Но стоило мне шагнуть на первую ступеньку лестницы — проклятый журналист уже сопел под боком и громко кашлял. Может, он надеялся привлечь мое внимание, но оглядывались-то все остальные! А я наоборот старался не смотреть в его сторону и даже пошел быстрее. Данкэн не отставал.
Я поискал глазами, с кем бы заговорить, но все, как на беду, либо беседовали, либо торопливо поднимались на второй этаж и рассаживались за накрытым столом. Оставалось лишь последовать их примеру. Я весьма удачно примостился между господином Чрагэном и толстухой с крашеными волосами, едва удержавшись, чтобы не показать язык растерявшемуся Данкэну. Тот тяжело вздохнул и с видом мученика уселся по другую сторону от академика .
Мы занялись едой, и некоторое время в зале все разговоры прекратились — стоял только тихий, но различимый хруст и чавк. Даже с самых элегантных господ слетает тонкий налет хороших манер, когда их (господ, разумеется) продержат целый день голодными.
Первым утолил голод Мугид. Ничего другого я, признаться, и не ожидал. Он сообщил, что завтра всем нам предстоит не менее тяжелый день, и удалился. Я мысленно хмыкнул.
— Спокойной ночи, Нулкэр, — произнес над моим ухом нежный голосок Карны.
— Вижу, вы чему-то неописуемо рады.
— А? — не понял я. — Что вы имеете в виду?
— Не знаю. Просто вы так улыбаетесь.
— Разумеется, — я развел руками. — Меня держали целый день голодного, а потом таки-допустили до стола. Не плакать же мне.
— Что же, приятного аппетита, — она ушла.
Я покачал головой и выругал себя: нужно держать собственные эмоции под более жестким контролем. Если и Мугид видел меня улыбающимся… Хотя… — не приписываю ли я ему слишком уж большую проницательность? Да и потом, я ведь не завтра собираюсь это сделать. А, скажем, послезавтра. В конце концов, остановить он меня не сможет — уж я постараюсь, чтобы все выглядело правдоподобно…
Академик тоже пожелал спокойной ночи и ушел. За столом стало свободнее, и проклятый журналист придвинулся поближе ко мне, отчаянно сверкая глазами. Я сдержался, но всерьез подумывал о том, чтобы заехать ему по наглой морде.
Ну какого демона так на меня смотреть?!
— Заткнитесь! — велел я ему, стоило Данкэну только раскрыть рот. — До тех пор, пока я не доем — ни говорите ни слова.
Он замер, боясь пошевелиться, кажется, даже задержал дыхание, но потом хрипло расхохотался и произнес:
— Подайте мне, пожалуйста, вон тот салат.
Наверное, я выглядел со стороны болезненно. Но сдержался и салат подал.
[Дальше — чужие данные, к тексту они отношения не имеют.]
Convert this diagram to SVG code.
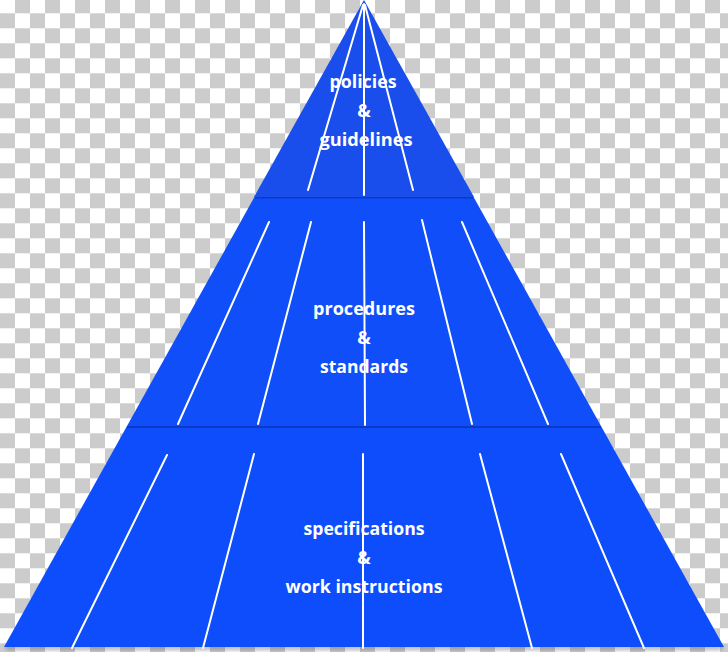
<svg xmlns="http://www.w3.org/2000/svg" width="728" height="652" viewBox="0 0 728 652">
  <defs>
    <pattern id="checker" patternUnits="userSpaceOnUse" x="0" y="13.3" width="30" height="30">
      <rect x="0" y="0" width="30" height="30" fill="#ffffff"/>
      <rect x="0" y="0" width="15" height="15" fill="#cccccc"/>
      <rect x="15" y="15" width="15" height="15" fill="#cccccc"/>
    </pattern>
    <filter id="blur" x="-10%" y="-200%" width="120%" height="500%">
      <feGaussianBlur stdDeviation="2"/>
    </filter>
    <style>
      .tier-top { fill: #1a4eec; }
      .tier { fill: #0f4ef8; }
      .tier-base { fill: #0d4dfb; }
      .sep { stroke: #0a36b8; stroke-width: 2; stroke-opacity: 0.8; }
      .stripe { stroke: #ffffff; stroke-width: 2; fill: none; stroke-linecap: round; }
      .label { fill: #ffffff; font-family: "Open Sans", "Liberation Sans", sans-serif; font-weight: 700; font-size: 18px; text-anchor: middle; }
    </style>
  </defs>

  <rect x="0" y="0" width="728" height="652" fill="url(#checker)"/>

  <!-- shadow under base -->
  <rect x="6" y="645" width="716" height="5" fill="#555555" opacity="0.45" filter="url(#blur)"/>

  <g id="tier-bottom">
    <polygon class="tier-base" points="127,426 601,426 724,647 4,647"/>
    <line class="sep" x1="127" y1="427" x2="601" y2="427"/>
    <line class="stripe" x1="167" y1="455" x2="72" y2="648"/>
    <line class="stripe" x1="254" y1="454" x2="203" y2="648"/>
    <line class="stripe" x1="363" y1="454" x2="363" y2="648" stroke-width="1.6"/>
    <line class="stripe" x1="480" y1="454" x2="532" y2="648"/>
    <line class="stripe" x1="561" y1="454" x2="644" y2="648"/>
    <text class="label" x="364" y="535" textLength="121" lengthAdjust="spacingAndGlyphs">specifications</text>
    <text class="label" x="364" y="564">&amp;</text>
    <text class="label" x="364" y="593" textLength="157" lengthAdjust="spacingAndGlyphs">work instructions</text>
  </g>

  <g id="tier-middle">
    <polygon class="tier" points="254.4,197 473.6,197 601,426 127,426"/>
    <line class="sep" x1="255" y1="197.5" x2="473" y2="197.5"/>
    <line class="stripe" x1="269" y1="222" x2="178" y2="424"/>
    <line class="stripe" x1="311" y1="222" x2="258" y2="424"/>
    <line class="stripe" x1="364" y1="222" x2="365" y2="425"/>
    <line class="stripe" x1="422" y1="220" x2="472" y2="424"/>
    <line class="stripe" x1="462" y1="222" x2="548" y2="424"/>
    <text class="label" x="364" y="315" textLength="102" lengthAdjust="spacingAndGlyphs">procedures</text>
    <text class="label" x="364" y="344">&amp;</text>
    <text class="label" x="364" y="373" textLength="88" lengthAdjust="spacingAndGlyphs">standards</text>
  </g>

  <g id="tier-top">
    <polygon class="tier-top" points="364,0 474,197 254,197"/>
    <line class="stripe" x1="363" y1="5" x2="308" y2="190"/>
    <line class="stripe" x1="364" y1="4" x2="364" y2="195"/>
    <line class="stripe" x1="365" y1="5" x2="413" y2="190"/>
    <text class="label" x="363" y="88" textLength="67" lengthAdjust="spacingAndGlyphs">policies</text>
    <text class="label" x="364" y="117">&amp;</text>
    <text class="label" x="366" y="146" textLength="93" lengthAdjust="spacingAndGlyphs">guidelines</text>
  </g>

  <g id="connectors"></g>
</svg>
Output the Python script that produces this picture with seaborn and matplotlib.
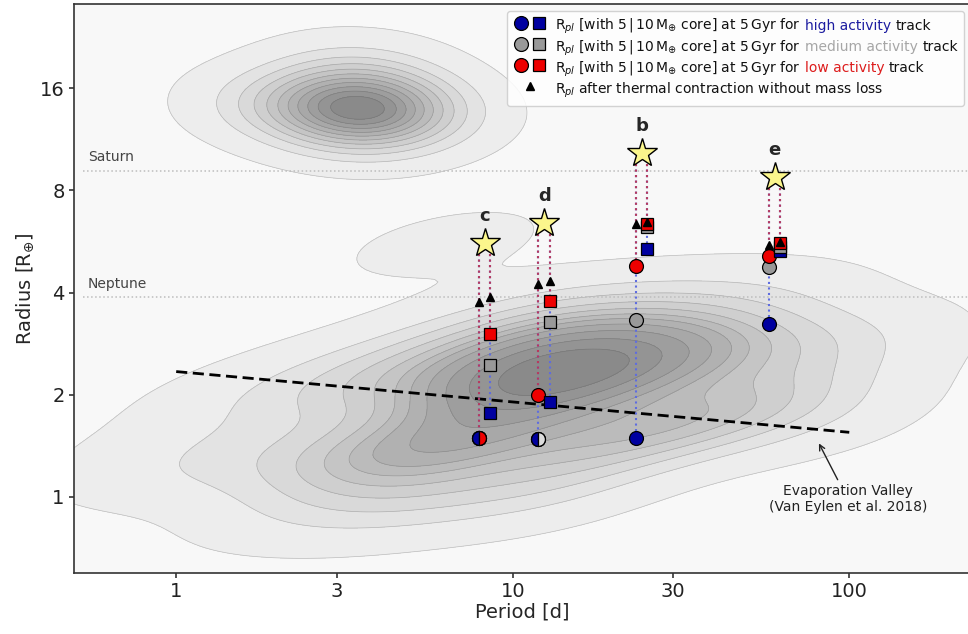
import numpy as np
import pandas as pd
import matplotlib
matplotlib.use("Agg")
import matplotlib.pyplot as plt
import seaborn as sns
from matplotlib.lines import Line2D
from matplotlib.colors import ListedColormap, BoundaryNorm
from matplotlib.ticker import NullLocator, FixedLocator, FixedFormatter
from matplotlib.offsetbox import AnchoredOffsetbox, HPacker, VPacker, TextArea, DrawingArea

# ---------------- data ----------------
# approximate population centres of the background exoplanet density map
# giant planets (hot Jupiters)
giant_period = [3.45, 2.05, 4.75, 3.45, 3.45]
giant_radius = [14.0, 14.3, 13.9, 17.5, 12.3]
giant_weight = [5, 1.0, 1.0, 1.0, 1.0]
# small planets (super-Earths and sub-Neptunes)
small_period = [13.4, 10, 18,
                3.5, 6, 1.5, 0.8,
                5, 12, 2.5,
                30, 55, 100, 40, 80,
                6, 12, 25, 50, 4,
                20, 10,
                3, 1.5, 60, 30,
                5.5, 8]
small_radius = [2.33, 2.2, 2.4,
                1.3, 1.45, 1.3, 1.25,
                1.0, 1.1, 0.95,
                2.6, 2.7, 2.7, 1.8, 1.7,
                2.6, 3.2, 3.4, 3.6, 2.0,
                1.5, 1.6,
                2.2, 1.9, 1.9, 1.6,
                5.4, 5.9]
small_weight = [14, 5, 5,
                4, 6, 2, 0.8,
                3, 3, 1.5,
                5, 3, 1.5, 3, 1,
                3, 4, 3, 1.5, 2,
                4, 4,
                2, 1, 2, 2,
                0.6, 0.35]

planet_names = ["c", "d", "b", "e"]
planet_period = [8.25, 12.40, 24.14, 60.0]
planet_radius = [5.59, 6.41, 10.27, 8.74]

# radius at 5 Gyr with 5 M_earth core (circles)
r5_high = [1.49, 1.48, 1.49, 3.23]
r5_med = [1.49, 1.48, 3.31, 4.75]
r5_low = [1.49, 1.99, 4.78, 5.13]
r5_contr = [3.76, 4.23, 6.35, 5.51]
# radius at 5 Gyr with 10 M_earth core (squares)
r10_high = [1.77, 1.90, 5.38, 5.30]
r10_med = [2.44, 3.28, 6.22, 5.45]
r10_low = [3.02, 3.77, 6.35, 5.60]
r10_contr = [3.89, 4.33, 6.47, 5.64]

valley_period = [1.0, 100.0]
valley_radius = [2.34, 1.55]

ref_names = ["Saturn", "Neptune"]
ref_radius = [9.14, 3.88]

x_ticks = [1, 3, 10, 30, 100]
y_ticks = [1, 2, 4, 8, 16]

# ---------------- style ----------------
sns.set_style("ticks")
plt.rcParams["font.family"] = ["DejaVu Sans"]
plt.rcParams["mathtext.fontset"] = "dejavusans"

BLUE = "#0000a0"
GRAY = "#999999"
RED = "#ee0000"
LIGHT = "#dcdcdc"

fig = plt.figure(figsize=(9.68, 6.34), dpi=100)
ax = fig.add_axes([74 / 968, 61 / 634, (971 - 74) / 968, (573 - 4) / 634])
ax.set_facecolor("#f8f8f8")

n_levels = 12
shades = [str(v) for v in np.linspace(0.93, 0.54, n_levels - 1)]


def density_layer(per, rad, wts, bw, th):
    xs = np.array(per, dtype=float)
    ys = np.array(rad, dtype=float)
    ws = np.array(wts, dtype=float)
    sns.kdeplot(x=xs, y=ys, weights=ws, log_scale=True, fill=True,
                levels=n_levels, thresh=th, bw_method=bw, cmap="Greys",
                ax=ax, zorder=0)
    cs = ax.collections[-1]
    cs.set_cmap(ListedColormap(shades))
    cs.set_norm(BoundaryNorm(cs.levels, len(cs.levels) - 1))
    sns.kdeplot(x=xs, y=ys, weights=ws, log_scale=True, fill=False,
                levels=n_levels, thresh=th, bw_method=bw, color="0.3",
                alpha=0.3, ax=ax, zorder=0)
    ax.collections[-1].set_linewidth(0.5)


density_layer(giant_period, giant_radius, giant_weight, 1.5, 0.02)
density_layer(small_period, small_radius, small_weight, 0.55, 0.02)

# reference planets
for name, r in zip(ref_names, ref_radius):
    ax.axhline(r, xmin=0.01, color="#bdbdbd", ls=":", lw=1.1, zorder=1)
    ax.text(0.547, r * 1.045, name, color="#444444", fontsize=10,
            ha="left", va="bottom", zorder=1)

# evaporation valley
ax.plot(valley_period, valley_radius, color="black", lw=2, ls=(0, (4, 2)), zorder=2)
ax.annotate("Evaporation Valley\n(Van Eylen et al. 2018)", xy=(80.9, 1.45),
            xytext=(99, 1.09), ha="center", va="top", fontsize=10, color="#222222",
            multialignment="center",
            arrowprops=dict(arrowstyle="->", color="#222222", lw=1,
                            shrinkA=1, shrinkB=1), zorder=2)

# tracks
for i in range(len(planet_names)):
    p0 = planet_period[i]
    rs = planet_radius[i]
    for fac, hi, md, lo, tr, mk, ms in [(0.96, r5_high, r5_med, r5_low, r5_contr, "o", 10),
                                         (1.04, r10_high, r10_med, r10_low, r10_contr, "s", 8)]:
        px = p0 * fac
        ax.plot([px, px], [rs, hi[i]], ls=":", color="#5e6ce0", lw=1.5, zorder=2)
        ax.plot([px, px], [rs, lo[i]], ls=":", color="#b83a5c", lw=1.5, zorder=2)
        for val, col in [(hi[i], BLUE), (md[i], GRAY), (lo[i], RED)]:
            ax.plot([px], [val], marker=mk, ms=ms, mfc=col, mec="black", mew=0.9,
                    ls="none", zorder=4)
        if mk == "o":
            if hi[i] == lo[i]:
                ax.plot([px], [hi[i]], marker="o", ms=ms, mfc=BLUE, mfcalt=RED,
                        fillstyle="left", mec="black", mew=0.9, ls="none", zorder=4.5)
            elif hi[i] == md[i]:
                ax.plot([px], [hi[i]], marker="o", ms=ms, mfc=BLUE, mfcalt=LIGHT,
                        fillstyle="left", mec="black", mew=0.9, ls="none", zorder=4.5)
        ax.plot([px], [tr[i]], marker="^", ms=6, mfc="black", mec="black",
                ls="none", zorder=5)

ax.plot(planet_period, planet_radius, marker="*", ms=22, mfc="#fbf68c", mec="black",
        mew=1, ls="none", zorder=6)
for name, p0, rs in zip(planet_names, planet_period, planet_radius):
    ax.annotate(name, (p0, rs), xytext=(0, 13), textcoords="offset points",
                ha="center", va="bottom", fontsize=13, fontweight="bold", zorder=6)

# axes
ax.set_xscale("log")
ax.set_yscale("log")
ax.set_xlim(0.497, 230)
ax.set_ylim(0.597, 28.3)
ax.xaxis.set_major_locator(FixedLocator(x_ticks))
ax.xaxis.set_major_formatter(FixedFormatter([str(v) for v in x_ticks]))
ax.yaxis.set_major_locator(FixedLocator(y_ticks))
ax.yaxis.set_major_formatter(FixedFormatter([str(v) for v in y_ticks]))
ax.xaxis.set_minor_locator(NullLocator())
ax.yaxis.set_minor_locator(NullLocator())
ax.tick_params(axis="both", labelsize=14, length=3.8, width=1.1, pad=3,
               colors="#222222")
for s in ax.spines.values():
    s.set_color("#333333")
    s.set_linewidth(1.2)
ax.set_xlabel("Period [d]", fontsize=14, labelpad=1)
ax.set_ylabel(r"Radius [R$_{\oplus}$]", fontsize=14, labelpad=3)

# legend with coloured words
prefix = r"R$_{pl}$ [with 5$\,|\,$10$\,$M$_{\oplus}$ core] at 5$\,$Gyr for"
track_words = ["high activity", "medium activity", "low activity"]
word_colors = ["#1c1ca0", "#a6a6a6", "#dd1c1c"]
marker_colors = [BLUE, GRAY, RED]
fs = 10
rows = []
for word, wc, mc in zip(track_words, word_colors, marker_colors):
    da = DrawingArea(24, 10, 0, 1.4)
    da.add_artist(Line2D([5.5], [5], marker="o", ms=10, mfc=mc, mec="black", mew=0.9, ls="none"))
    da.add_artist(Line2D([18.5], [5], marker="s", ms=8, mfc=mc, mec="black", mew=0.9, ls="none"))
    txt = HPacker(children=[TextArea(prefix, textprops=dict(size=fs, color="#111111")),
                            TextArea(word, textprops=dict(size=fs, color=wc)),
                            TextArea("track", textprops=dict(size=fs, color="#111111"))],
                  sep=3.2, pad=0, align="baseline")
    rows.append(HPacker(children=[da, txt], sep=6, pad=0, align="baseline"))
da = DrawingArea(24, 10, 0, 1.4)
da.add_artist(Line2D([12], [5], marker="^", ms=6, mfc="black", mec="black", ls="none"))
rows.append(HPacker(children=[da, TextArea(r"R$_{pl}$ after thermal contraction without mass loss",
                                           textprops=dict(size=fs, color="#111111"))],
                    sep=6, pad=0, align="baseline"))
vp = VPacker(children=rows, sep=1.3, pad=0, align="left")
box = AnchoredOffsetbox(loc="upper right", child=vp, pad=0.45, borderpad=0.5,
                        frameon=True, prop=dict(size=fs))
box.patch.set_boxstyle("round,pad=0,rounding_size=0.2")
box.patch.set_facecolor("white")
box.patch.set_alpha(0.85)
box.patch.set_edgecolor("#cccccc")
box.set_zorder(8)
ax.add_artist(box)

fig.savefig("out.png", dpi=100)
Проклятье! И что сие означает?
Он преспокойно наложил себе грибов и чего-то еще, потом с благодарностью вернул тарелку мне. Я поставил ее на место и удивленно уставился на писаку.
— Что все это значит?
— Потом, — он взмахнул вилкой. — Дайте же поесть.
— Немедленно прекратите и объяснитесь! — прорычал я. К тому времени людей за столом уже не осталось, а слуги были слишком далеко… да и плевать я хотел на слуг.
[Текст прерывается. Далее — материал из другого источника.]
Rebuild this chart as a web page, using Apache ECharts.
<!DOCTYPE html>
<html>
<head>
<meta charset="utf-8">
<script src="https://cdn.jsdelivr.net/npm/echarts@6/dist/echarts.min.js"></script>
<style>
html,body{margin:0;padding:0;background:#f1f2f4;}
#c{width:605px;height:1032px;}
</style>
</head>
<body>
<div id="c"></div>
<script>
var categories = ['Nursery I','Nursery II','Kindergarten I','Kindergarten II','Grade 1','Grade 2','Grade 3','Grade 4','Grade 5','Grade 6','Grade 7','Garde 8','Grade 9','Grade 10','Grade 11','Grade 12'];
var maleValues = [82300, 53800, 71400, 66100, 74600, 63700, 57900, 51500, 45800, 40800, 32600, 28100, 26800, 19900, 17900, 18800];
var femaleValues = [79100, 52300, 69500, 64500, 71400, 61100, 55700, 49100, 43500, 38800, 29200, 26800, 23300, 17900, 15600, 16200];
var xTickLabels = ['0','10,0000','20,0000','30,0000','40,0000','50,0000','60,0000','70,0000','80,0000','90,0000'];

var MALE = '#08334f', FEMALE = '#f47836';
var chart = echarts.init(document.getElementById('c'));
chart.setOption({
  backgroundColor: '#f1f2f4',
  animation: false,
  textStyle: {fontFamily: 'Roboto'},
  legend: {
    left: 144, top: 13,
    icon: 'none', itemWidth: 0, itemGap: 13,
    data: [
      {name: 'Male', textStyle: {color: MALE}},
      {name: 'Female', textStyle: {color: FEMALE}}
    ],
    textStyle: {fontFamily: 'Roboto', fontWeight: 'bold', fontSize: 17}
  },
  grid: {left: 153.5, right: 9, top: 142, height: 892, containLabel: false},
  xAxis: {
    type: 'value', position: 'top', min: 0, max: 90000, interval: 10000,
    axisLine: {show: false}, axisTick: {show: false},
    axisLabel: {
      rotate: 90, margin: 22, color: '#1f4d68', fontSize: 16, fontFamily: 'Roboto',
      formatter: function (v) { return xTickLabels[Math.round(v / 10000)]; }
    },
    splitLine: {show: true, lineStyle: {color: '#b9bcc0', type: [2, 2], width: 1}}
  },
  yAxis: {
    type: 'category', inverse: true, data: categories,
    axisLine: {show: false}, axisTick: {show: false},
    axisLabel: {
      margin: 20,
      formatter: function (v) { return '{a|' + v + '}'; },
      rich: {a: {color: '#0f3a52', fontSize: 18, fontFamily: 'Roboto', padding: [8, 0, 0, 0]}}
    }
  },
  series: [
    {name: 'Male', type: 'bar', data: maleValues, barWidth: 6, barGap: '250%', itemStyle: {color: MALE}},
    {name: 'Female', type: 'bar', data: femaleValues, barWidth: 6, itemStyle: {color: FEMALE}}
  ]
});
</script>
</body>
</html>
— А не пошли бы вы, — небрежно ответил Данкэн, ковыряясь в своей тарелке.
Я, конечно, не пошел. Я смирился и стал жевать, дожидаясь, пока этот хлыщ соизволит заговорить. Держать новости в себе он долго не сможет; я же видел
— его просто распирало от волнения.
Наконец он завершил трапезу и повернулся ко мне. По лицу журналиста было видно, что он испытывает глубочайшее облегчение.
— Не ожидали?
— Да уж, меньше всего! — свирепо ответствовал я. — Ну и что сие значит?
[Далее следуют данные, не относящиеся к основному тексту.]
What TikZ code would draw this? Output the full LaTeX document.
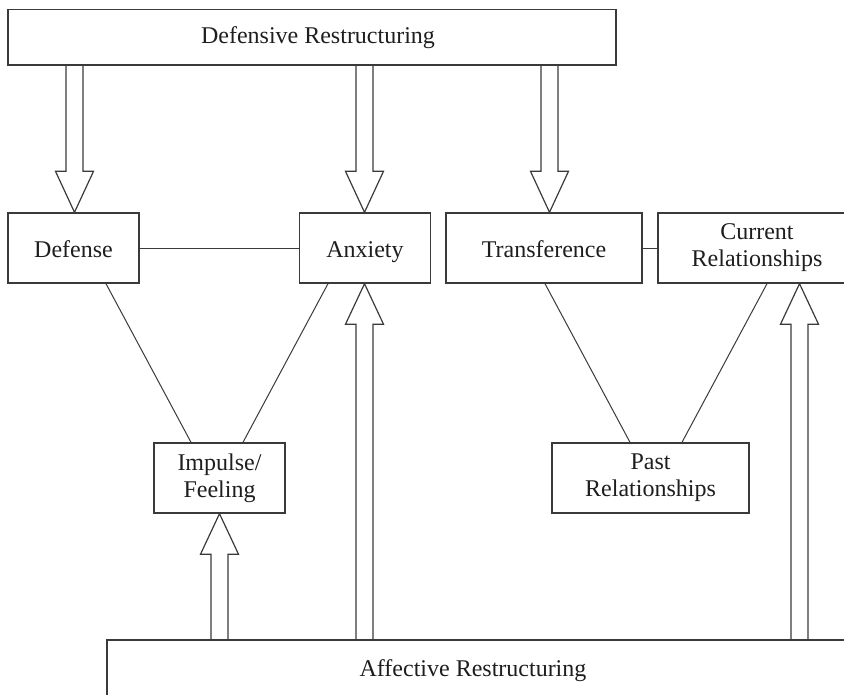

— Видимо, вы лишились своей… способности воздействовать на меня посредством голоса, — Данкэн развел руками. — А я… я приобрел другую способность.
— Какую же? — все внутри почему-то похолодело и сжалось.
Он усмехнулся:
— Не бойтесь, Нулкэр. Просто я могу видеть сквозь стены.
— Просто ! — возмутился я. — Просто видеть сквозь стены ! Да вас подобными пустяками не удивишь, верно?